Roodt warned that the increase in consumption later in the year coupled with the 25 cents a litre fuel levy imposed by Finance Minister Tito Mboweni could see fuel prices skyrocket to new highs not yet seen before.
Neil Roets, chief executive of Debt Rescue, said they were gearing up for one of the busiest years in the history of the company because of the growing numbers of distressed consumers who wanted to go under debt review.
“We expect the rising fuel price later in the year to have a massive impact on consumers. This will be especially bad since the substantial reduction that kicks in this week is going to create a false sense of security.
“Many will believe that this is going to last despite warnings to the contrary and see that as a licence to splurge,” Roets said.
He said it was virtually a foregone conclusion that Moody’s would be cutting South Africa’s sovereign debt rating to junk status making it that much more expensive for both the government and consumers to borrow money.

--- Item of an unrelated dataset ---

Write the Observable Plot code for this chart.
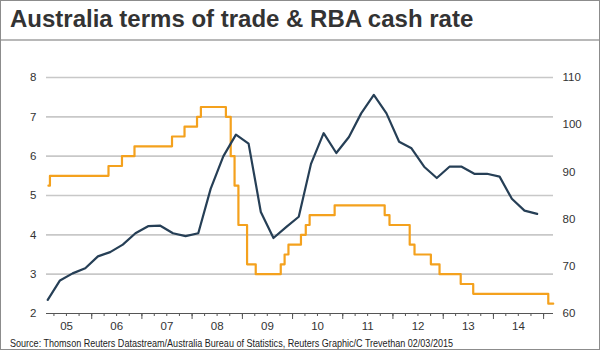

He said almost half of all consumers were three months or more behind in their payments. The major culprits are credit and store cards followed closely by unsecured debt.
“Lenders are sometimes willing to take a cut if it means they can avoid having to involve debt collectors or foreclosing on the fixed properties of debtors,” Roets said.
Roets warned that 2020 was going to be a tough year and that consumers who had difficulty making ends meet in 2019 were going to find it much harder this year.